> _TASK TO COMPLETE_: Your task is to copy every line of the entries that contains "script".

> _TASK DATA_:
+++
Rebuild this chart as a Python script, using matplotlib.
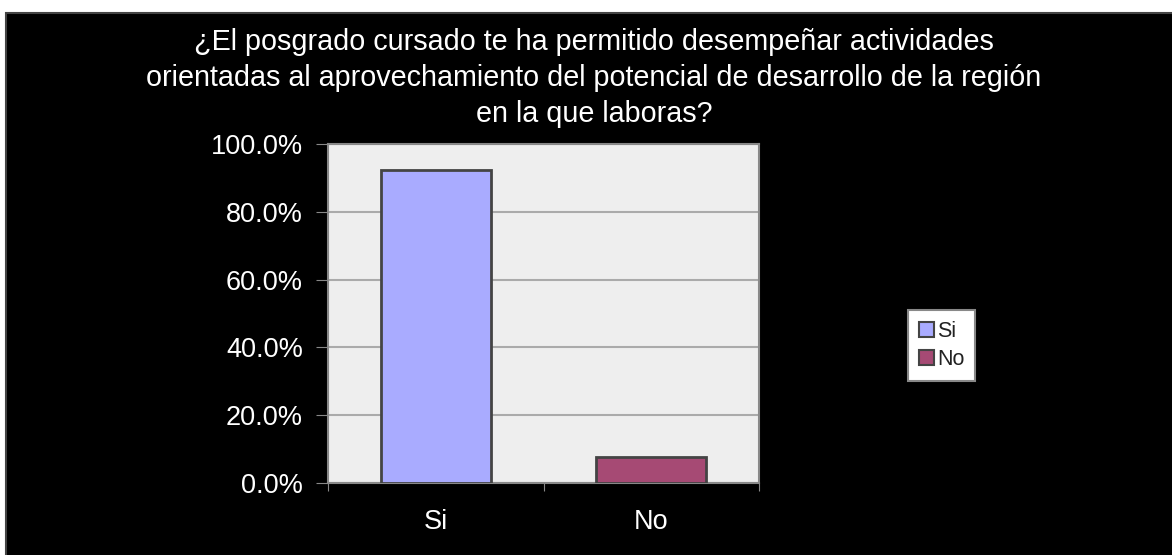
+++
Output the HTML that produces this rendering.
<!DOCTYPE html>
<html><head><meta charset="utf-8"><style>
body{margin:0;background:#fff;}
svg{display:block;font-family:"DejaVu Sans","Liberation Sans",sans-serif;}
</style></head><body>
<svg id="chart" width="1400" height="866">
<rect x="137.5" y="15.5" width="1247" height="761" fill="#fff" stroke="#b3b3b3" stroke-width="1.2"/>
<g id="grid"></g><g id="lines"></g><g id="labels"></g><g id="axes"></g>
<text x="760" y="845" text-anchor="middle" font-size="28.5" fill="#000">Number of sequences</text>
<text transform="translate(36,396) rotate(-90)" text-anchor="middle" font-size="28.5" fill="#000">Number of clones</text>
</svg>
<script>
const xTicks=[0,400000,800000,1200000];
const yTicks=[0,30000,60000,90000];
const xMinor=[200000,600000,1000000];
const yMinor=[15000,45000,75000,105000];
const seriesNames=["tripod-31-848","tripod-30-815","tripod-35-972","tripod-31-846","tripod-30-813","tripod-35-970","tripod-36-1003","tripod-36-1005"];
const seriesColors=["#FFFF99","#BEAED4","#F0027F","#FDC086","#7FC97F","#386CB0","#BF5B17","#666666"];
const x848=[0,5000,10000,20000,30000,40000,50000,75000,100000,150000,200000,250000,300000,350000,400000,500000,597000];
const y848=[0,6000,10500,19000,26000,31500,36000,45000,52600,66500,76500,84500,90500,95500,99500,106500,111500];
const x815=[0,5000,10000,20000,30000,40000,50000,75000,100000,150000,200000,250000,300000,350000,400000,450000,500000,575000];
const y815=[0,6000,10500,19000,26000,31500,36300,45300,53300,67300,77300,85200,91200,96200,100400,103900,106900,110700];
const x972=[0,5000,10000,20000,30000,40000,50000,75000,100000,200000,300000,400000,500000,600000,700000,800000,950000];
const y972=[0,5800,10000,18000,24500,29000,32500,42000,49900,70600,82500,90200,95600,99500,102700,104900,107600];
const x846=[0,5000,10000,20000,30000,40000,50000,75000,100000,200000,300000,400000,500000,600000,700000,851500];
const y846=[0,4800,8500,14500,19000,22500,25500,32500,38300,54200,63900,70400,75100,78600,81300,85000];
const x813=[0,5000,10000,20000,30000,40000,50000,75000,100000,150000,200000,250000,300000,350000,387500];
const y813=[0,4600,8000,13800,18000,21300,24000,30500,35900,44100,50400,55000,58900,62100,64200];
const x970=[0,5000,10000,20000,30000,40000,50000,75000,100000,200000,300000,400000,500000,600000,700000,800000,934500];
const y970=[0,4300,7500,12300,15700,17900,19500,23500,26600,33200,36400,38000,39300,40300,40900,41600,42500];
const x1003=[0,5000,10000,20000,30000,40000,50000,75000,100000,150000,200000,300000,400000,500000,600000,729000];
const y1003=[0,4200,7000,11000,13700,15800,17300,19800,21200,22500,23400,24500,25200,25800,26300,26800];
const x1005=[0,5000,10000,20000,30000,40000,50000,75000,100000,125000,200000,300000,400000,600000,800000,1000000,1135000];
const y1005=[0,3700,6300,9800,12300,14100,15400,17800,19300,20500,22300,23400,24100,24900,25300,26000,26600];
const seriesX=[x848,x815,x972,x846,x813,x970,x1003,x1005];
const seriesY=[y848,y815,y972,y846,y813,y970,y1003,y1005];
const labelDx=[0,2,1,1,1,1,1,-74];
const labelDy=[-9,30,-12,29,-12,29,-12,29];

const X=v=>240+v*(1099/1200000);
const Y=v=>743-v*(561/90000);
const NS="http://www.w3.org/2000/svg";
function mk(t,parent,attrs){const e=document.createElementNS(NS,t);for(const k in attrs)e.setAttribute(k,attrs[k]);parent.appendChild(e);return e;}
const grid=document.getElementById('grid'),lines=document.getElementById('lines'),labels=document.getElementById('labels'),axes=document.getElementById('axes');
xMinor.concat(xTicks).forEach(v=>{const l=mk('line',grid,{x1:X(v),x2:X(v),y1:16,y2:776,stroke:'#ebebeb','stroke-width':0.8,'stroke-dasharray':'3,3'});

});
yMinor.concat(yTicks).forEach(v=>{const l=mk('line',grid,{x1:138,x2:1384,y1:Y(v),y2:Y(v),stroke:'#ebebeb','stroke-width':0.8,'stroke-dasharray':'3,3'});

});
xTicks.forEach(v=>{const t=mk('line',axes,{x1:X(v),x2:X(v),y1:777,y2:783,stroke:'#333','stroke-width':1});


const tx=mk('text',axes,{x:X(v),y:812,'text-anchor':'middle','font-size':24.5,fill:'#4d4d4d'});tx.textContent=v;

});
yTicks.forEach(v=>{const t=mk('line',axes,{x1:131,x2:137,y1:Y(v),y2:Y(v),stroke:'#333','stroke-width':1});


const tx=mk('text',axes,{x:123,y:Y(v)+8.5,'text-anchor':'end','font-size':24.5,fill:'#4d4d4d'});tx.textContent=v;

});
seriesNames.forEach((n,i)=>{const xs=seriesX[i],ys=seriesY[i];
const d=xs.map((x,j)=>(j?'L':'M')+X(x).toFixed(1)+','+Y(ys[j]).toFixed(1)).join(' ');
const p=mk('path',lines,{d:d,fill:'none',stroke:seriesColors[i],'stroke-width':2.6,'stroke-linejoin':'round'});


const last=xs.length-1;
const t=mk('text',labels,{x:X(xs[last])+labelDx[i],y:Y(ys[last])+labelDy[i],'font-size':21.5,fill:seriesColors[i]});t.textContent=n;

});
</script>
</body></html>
+++
> _REPLY_:
Rebuild this chart as a Python script, using matplotlib.
<script>
</script>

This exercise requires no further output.